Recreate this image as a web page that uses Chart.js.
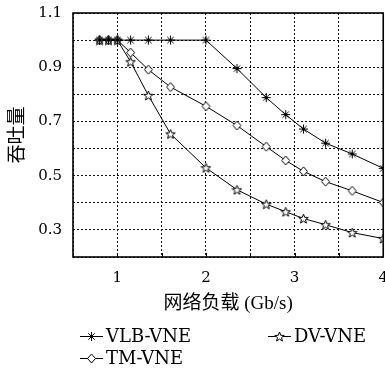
<!DOCTYPE html>
<html>
<head>
<meta charset="utf-8">
<script src="https://cdn.jsdelivr.net/npm/chart.js@4.4.1/dist/chart.umd.min.js"></script>
<style>
    html, body { margin: 0; padding: 0; background: #fff; overflow: hidden; }
    #wrap { width: 400px; height: 369px; }
</style>
</head>
<body>
<div id="wrap"><canvas id="chart" width="400" height="369"></canvas></div>
<script>
// network load (Gb/s)
const xLoad = [0.8, 0.9, 1.0, 1.15, 1.35, 1.6, 2.0, 2.35, 2.68, 2.9, 3.1, 3.35, 3.65, 4.0];
// throughput per algorithm
const vlbVne = [1.0, 1.0, 1.0, 1.0, 1.0, 1.0, 1.0, 0.895, 0.788, 0.725, 0.672, 0.62, 0.58, 0.527];
const tmVne = [1.0, 1.0, 1.0, 0.954, 0.891, 0.827, 0.756, 0.685, 0.607, 0.556, 0.516, 0.478, 0.444, 0.401];
const dvVne = [1.0, 1.0, 1.0, 0.92, 0.796, 0.654, 0.529, 0.448, 0.395, 0.367, 0.342, 0.319, 0.29, 0.268];
const seriesNames = ['VLB-VNE', 'DV-VNE', 'TM-VNE'];
const xTitle = '网络负载 (Gb/s)';
const yTitle = '吞吐量';

const serif = '"Liberation Serif", "Noto Sans CJK SC", serif';
const tickFont = '"DejaVu Serif", serif';

function makeMarker(kind) {
    const c = document.createElement('canvas');
    c.width = 11;
    c.height = 11;
    const ctx = c.getContext('2d');
    ctx.strokeStyle = '#000';
    ctx.lineWidth = 1;
    ctx.fillStyle = '#fff';
    const m = 5.5;
    if (kind === 'asterisk') {
        ctx.beginPath();
        for (let i = 0; i < 4; i++) {
            const a = i * Math.PI / 4;
            ctx.moveTo(m + Math.cos(a) * 4.5, m + Math.sin(a) * 4.5);
            ctx.lineTo(m - Math.cos(a) * 4.5, m - Math.sin(a) * 4.5);
        }
        ctx.stroke();
    } else if (kind === 'diamond') {
        ctx.beginPath();
        ctx.moveTo(m, m - 4.5);
        ctx.lineTo(m + 4, m);
        ctx.lineTo(m, m + 4.5);
        ctx.lineTo(m - 4, m);
        ctx.closePath();
        ctx.fill();
        ctx.stroke();
    } else {
        ctx.beginPath();
        for (let i = 0; i < 10; i++) {
            const r = i % 2 === 0 ? 5 : 2.1;
            const a = -Math.PI / 2 + i * Math.PI / 5;
            const px = m + Math.cos(a) * r;
            const py = m + 0.5 + Math.sin(a) * r;
            if (i === 0) ctx.moveTo(px, py); else ctx.lineTo(px, py);
        }
        ctx.closePath();
        ctx.fill();
        ctx.stroke();
    }
    return c;
}

const markers = {
    'VLB-VNE': makeMarker('asterisk'),
    'DV-VNE': makeMarker('star'),
    'TM-VNE': makeMarker('diamond'),
};

function toPoints(ys) {
    return xLoad.map((x, i) => ({x: x, y: ys[i]}));
}

const valuesByName = {'VLB-VNE': vlbVne, 'DV-VNE': dvVne, 'TM-VNE': tmVne};

// plot frame + small inner ticks, like the original figure
const frameBox = {
    id: 'frameBox',
    afterDatasetsDraw(chart) {
        const {ctx, chartArea: a, scales} = chart;
        ctx.save();
        ctx.strokeStyle = '#000';
        ctx.lineWidth = 1.6;
        ctx.strokeRect(a.left, a.top, a.right - a.left, a.bottom - a.top);
        ctx.lineWidth = 1;
        ctx.beginPath();
        scales.x.ticks.forEach(t => {
            const px = Math.round(scales.x.getPixelForValue(t.value)) + 0.5;
            ctx.moveTo(px, a.bottom);
            ctx.lineTo(px, a.bottom - 4);
        });
        ctx.stroke();
        ctx.restore();
    }
};

// legend drawn by hand: two columns, line + marker + name
const bottomLegend = {
    id: 'bottomLegend',
    afterDraw(chart) {
        const ctx = chart.ctx;
        const spots = [
            {name: 'VLB-VNE', x: 80, y: 336},
            {name: 'DV-VNE', x: 268, y: 336},
            {name: 'TM-VNE', x: 80, y: 358},
        ];
        ctx.save();
        ctx.font = '18px ' + tickFont;
        ctx.fillStyle = '#000';
        ctx.textBaseline = 'middle';
        spots.forEach(s => {
            ctx.strokeStyle = '#000';
            ctx.lineWidth = 1;
            ctx.beginPath();
            ctx.moveTo(s.x, s.y + 0.5);
            ctx.lineTo(s.x + 23, s.y + 0.5);
            ctx.stroke();
            const img = markers[s.name];
            ctx.drawImage(img, s.x + 11.5 - img.width / 2, s.y - img.height / 2 + 0.5);
            ctx.fillText(s.name, s.x + 26, s.y + 1);
        });
        ctx.restore();
    }
};

new Chart(document.getElementById('chart'), {
    type: 'line',
    data: {
        datasets: seriesNames.map(name => ({
            label: name,
            data: toPoints(valuesByName[name]),
            borderColor: '#000',
            borderWidth: 1,
            pointStyle: markers[name],
            pointRadius: 5,
            fill: false,
            tension: 0,
        }))
    },
    options: {
        responsive: false,
        animation: false,
        layout: {
            padding: {left: 0, right: 16, top: 13, bottom: 50}
        },
        plugins: {
            legend: {display: false},
            tooltip: {enabled: false},
        },
        scales: {
            x: {
                type: 'linear',
                min: 0.5,
                max: 4,
                border: {display: false, dash: [2, 2]},
                grid: {
                    color: '#111',
                    lineWidth: 1,
                    drawTicks: false,
                },
                ticks: {
                    stepSize: 0.5,
                    padding: 12,
                    color: '#000',
                    font: {family: tickFont, size: 15},
                    maxRotation: 0,
                    autoSkip: false,
                    callback: v => Number.isInteger(v) ? String(v) : '',
                },
                title: {
                    display: true,
                    text: xTitle,
                    color: '#000',
                    font: {family: serif, size: 19},
                    padding: {top: 2},
                },
                afterFit(scale) {
                    scale.height = 62;
                }
            },
            y: {
                min: 0.2,
                max: 1.1,
                border: {display: false, dash: [2, 2]},
                grid: {
                    color: '#111',
                    lineWidth: 1,
                    drawTicks: false,
                },
                ticks: {
                    stepSize: 0.1,
                    padding: 11,
                    color: '#000',
                    font: {family: tickFont, size: 15},
                    autoSkip: false,
                    callback: v => {
                        const k = Math.round(v * 10);
                        return k % 2 === 1 ? (k / 10).toFixed(1) : '';
                    },
                },
                title: {
                    display: true,
                    text: yTitle,
                    color: '#000',
                    font: {family: serif, size: 19},
                    padding: {top: 7, bottom: 0},
                },
                afterFit(scale) {
                    scale.width = 73;
                    // let the layout padding alone decide the top edge
                    scale.paddingTop = 0;
                    scale.paddingBottom = 0;
                }
            }
        }
    },
    plugins: [frameBox, bottomLegend]
});
</script>
</body>
</html>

- - -

Restate only the lines running from the start of the material above through the line containing "const yTitle = '吞吐量';", ends included. No pictures.

Recreate this image as a web page that uses Chart.js.
<!DOCTYPE html>
<html>
<head>
<meta charset="utf-8">
<script src="https://cdn.jsdelivr.net/npm/chart.js@4.4.1/dist/chart.umd.min.js"></script>
<style>
    html, body { margin: 0; padding: 0; background: #fff; overflow: hidden; }
    #wrap { width: 400px; height: 369px; }
</style>
</head>
<body>
<div id="wrap"><canvas id="chart" width="400" height="369"></canvas></div>
<script>
// network load (Gb/s)
const xLoad = [0.8, 0.9, 1.0, 1.15, 1.35, 1.6, 2.0, 2.35, 2.68, 2.9, 3.1, 3.35, 3.65, 4.0];
// throughput per algorithm
const vlbVne = [1.0, 1.0, 1.0, 1.0, 1.0, 1.0, 1.0, 0.895, 0.788, 0.725, 0.672, 0.62, 0.58, 0.527];
const tmVne = [1.0, 1.0, 1.0, 0.954, 0.891, 0.827, 0.756, 0.685, 0.607, 0.556, 0.516, 0.478, 0.444, 0.401];
const dvVne = [1.0, 1.0, 1.0, 0.92, 0.796, 0.654, 0.529, 0.448, 0.395, 0.367, 0.342, 0.319, 0.29, 0.268];
const seriesNames = ['VLB-VNE', 'DV-VNE', 'TM-VNE'];
const xTitle = '网络负载 (Gb/s)';
const yTitle = '吞吐量';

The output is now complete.